§ **STATED PROBLEM**
Find and copy every line in the records that includes the string "with".

§ **DATASET ROWS**
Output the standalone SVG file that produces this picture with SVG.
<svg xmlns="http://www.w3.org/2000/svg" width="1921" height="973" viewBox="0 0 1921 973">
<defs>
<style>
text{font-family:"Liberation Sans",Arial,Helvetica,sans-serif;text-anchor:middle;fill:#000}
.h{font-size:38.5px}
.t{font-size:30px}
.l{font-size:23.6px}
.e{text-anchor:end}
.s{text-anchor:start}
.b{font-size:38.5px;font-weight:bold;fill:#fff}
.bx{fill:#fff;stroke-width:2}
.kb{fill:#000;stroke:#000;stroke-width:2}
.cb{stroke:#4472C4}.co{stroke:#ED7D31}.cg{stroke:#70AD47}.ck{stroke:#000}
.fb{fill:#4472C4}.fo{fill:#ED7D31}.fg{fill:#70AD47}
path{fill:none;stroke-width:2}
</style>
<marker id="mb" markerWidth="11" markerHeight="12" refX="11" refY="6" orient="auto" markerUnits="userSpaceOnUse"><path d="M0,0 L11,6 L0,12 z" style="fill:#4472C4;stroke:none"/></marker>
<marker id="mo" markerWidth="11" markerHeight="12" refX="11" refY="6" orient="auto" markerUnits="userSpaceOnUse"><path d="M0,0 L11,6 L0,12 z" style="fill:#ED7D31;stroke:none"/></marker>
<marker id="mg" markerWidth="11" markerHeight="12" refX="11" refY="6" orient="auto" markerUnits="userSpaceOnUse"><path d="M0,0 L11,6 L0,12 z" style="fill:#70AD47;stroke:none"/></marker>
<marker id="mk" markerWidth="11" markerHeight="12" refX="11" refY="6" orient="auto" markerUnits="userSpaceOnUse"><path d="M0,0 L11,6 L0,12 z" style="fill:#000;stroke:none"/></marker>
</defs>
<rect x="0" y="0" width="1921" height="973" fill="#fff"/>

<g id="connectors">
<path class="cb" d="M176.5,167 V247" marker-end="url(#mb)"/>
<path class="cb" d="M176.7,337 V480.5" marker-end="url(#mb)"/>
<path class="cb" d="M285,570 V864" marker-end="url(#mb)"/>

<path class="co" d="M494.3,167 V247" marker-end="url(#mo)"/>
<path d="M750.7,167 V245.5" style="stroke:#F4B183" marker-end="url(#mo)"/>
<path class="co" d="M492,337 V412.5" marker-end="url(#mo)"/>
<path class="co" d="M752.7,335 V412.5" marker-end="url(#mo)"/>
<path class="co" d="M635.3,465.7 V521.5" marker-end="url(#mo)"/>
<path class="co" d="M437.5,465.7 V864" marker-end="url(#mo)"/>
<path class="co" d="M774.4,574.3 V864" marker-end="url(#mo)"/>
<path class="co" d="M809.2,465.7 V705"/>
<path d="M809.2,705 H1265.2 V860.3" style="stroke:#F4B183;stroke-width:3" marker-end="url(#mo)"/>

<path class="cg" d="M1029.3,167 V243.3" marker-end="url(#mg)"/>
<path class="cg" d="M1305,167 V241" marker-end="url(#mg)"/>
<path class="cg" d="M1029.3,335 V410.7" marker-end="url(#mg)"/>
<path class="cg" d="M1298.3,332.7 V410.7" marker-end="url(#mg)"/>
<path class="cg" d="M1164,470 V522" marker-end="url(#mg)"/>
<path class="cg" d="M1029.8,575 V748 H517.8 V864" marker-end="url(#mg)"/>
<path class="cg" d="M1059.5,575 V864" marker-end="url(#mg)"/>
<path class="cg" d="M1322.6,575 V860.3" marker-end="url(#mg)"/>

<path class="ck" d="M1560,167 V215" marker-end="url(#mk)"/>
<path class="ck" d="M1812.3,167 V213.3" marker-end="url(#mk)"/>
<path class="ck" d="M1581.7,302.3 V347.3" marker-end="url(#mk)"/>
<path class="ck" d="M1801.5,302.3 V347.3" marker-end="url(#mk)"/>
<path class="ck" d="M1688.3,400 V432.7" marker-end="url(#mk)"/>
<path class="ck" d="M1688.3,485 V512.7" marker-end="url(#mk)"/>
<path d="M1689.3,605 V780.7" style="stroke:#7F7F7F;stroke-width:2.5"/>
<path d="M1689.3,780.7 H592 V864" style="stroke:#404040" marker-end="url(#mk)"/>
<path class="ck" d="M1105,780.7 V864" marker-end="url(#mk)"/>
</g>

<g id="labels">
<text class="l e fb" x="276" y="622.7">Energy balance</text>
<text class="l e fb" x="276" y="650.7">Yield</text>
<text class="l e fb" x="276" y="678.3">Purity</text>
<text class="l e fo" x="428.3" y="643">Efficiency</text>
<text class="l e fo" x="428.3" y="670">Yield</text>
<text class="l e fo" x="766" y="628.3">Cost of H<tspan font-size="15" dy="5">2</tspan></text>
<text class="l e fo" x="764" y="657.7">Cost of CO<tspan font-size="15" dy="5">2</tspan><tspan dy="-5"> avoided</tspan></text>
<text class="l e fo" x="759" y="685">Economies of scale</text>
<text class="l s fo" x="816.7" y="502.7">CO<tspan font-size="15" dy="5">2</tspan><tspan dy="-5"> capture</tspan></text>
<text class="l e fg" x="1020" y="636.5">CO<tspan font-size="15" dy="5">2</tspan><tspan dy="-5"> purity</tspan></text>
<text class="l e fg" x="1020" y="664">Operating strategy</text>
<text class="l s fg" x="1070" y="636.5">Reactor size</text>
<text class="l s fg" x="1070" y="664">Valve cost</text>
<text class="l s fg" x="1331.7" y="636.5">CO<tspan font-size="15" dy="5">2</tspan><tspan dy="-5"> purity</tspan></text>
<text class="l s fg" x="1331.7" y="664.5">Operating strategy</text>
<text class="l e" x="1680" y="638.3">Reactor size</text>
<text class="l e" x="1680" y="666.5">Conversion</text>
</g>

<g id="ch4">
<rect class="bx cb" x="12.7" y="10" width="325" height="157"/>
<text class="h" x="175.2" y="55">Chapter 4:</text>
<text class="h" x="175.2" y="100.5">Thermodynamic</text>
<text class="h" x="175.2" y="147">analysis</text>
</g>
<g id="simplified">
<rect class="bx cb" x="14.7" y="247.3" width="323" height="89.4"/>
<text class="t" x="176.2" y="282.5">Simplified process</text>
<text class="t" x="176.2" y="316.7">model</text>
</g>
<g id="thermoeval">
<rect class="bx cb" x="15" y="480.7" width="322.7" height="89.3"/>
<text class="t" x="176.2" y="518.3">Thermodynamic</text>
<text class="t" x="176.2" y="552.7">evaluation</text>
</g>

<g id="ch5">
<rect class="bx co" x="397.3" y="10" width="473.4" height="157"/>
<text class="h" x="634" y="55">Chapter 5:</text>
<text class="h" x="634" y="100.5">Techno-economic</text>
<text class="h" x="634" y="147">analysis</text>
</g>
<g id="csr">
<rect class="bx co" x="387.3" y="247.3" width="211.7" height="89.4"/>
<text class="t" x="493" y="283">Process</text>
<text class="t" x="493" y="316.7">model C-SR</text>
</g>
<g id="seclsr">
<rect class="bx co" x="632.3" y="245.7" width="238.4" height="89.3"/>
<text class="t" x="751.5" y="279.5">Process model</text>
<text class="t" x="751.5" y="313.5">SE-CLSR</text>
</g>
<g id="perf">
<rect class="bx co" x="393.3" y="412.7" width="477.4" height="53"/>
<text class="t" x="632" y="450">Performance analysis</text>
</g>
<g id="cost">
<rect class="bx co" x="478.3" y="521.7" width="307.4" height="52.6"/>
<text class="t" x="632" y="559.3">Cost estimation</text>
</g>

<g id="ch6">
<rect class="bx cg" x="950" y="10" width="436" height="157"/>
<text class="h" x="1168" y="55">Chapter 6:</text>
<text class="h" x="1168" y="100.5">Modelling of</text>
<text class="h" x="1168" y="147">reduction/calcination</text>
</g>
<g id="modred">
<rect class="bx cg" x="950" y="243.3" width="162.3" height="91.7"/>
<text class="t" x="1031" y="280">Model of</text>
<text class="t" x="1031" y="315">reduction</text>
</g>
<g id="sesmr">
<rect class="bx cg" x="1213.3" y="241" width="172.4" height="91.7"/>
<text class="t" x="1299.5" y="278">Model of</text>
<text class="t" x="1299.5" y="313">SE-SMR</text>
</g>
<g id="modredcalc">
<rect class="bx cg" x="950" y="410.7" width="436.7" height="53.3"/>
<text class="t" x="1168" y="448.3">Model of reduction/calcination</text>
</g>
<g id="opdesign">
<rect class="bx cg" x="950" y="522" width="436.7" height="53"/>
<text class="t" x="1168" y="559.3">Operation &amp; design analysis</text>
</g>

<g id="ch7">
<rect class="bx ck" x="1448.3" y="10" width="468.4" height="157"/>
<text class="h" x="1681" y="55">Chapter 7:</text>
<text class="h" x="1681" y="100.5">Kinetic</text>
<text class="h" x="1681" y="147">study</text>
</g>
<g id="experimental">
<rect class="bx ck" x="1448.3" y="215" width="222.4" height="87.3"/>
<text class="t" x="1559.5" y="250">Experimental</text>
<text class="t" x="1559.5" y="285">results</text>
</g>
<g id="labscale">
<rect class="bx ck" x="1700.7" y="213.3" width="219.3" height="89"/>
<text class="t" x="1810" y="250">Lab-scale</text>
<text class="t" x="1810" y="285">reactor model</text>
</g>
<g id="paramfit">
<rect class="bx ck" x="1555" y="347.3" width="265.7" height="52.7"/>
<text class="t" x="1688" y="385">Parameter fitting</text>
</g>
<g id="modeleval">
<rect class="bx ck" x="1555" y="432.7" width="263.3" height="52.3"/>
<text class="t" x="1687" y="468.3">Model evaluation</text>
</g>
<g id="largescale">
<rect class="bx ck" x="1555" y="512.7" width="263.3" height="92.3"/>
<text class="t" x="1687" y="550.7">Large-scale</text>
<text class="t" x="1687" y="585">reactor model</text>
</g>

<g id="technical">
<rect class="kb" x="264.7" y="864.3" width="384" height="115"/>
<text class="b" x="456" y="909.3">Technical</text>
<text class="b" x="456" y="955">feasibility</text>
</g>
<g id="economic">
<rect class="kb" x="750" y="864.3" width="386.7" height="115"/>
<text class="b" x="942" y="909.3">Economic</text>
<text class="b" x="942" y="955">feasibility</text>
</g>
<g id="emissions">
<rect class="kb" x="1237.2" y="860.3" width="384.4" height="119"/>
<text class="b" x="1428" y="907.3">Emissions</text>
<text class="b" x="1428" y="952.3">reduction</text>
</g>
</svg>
==
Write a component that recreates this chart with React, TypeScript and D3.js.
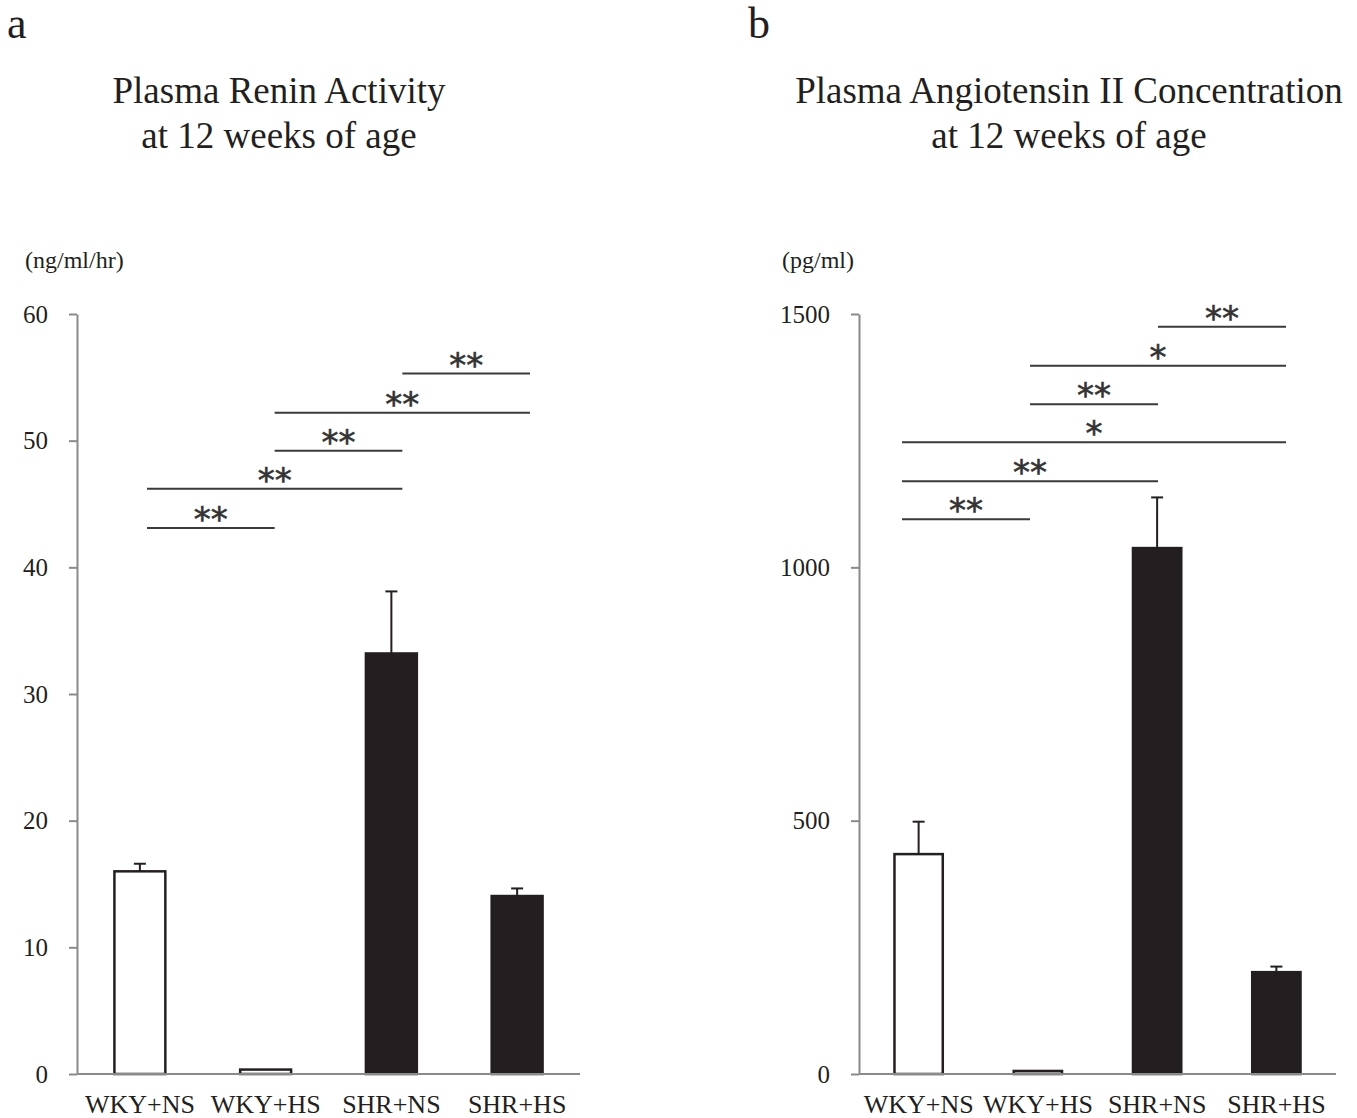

§ **SOLUTION FOR THIS PROBLEM**
Output the standalone SVG file that produces this picture with SVG.
Write a component that recreates this chart with React, TypeScript and D3.js.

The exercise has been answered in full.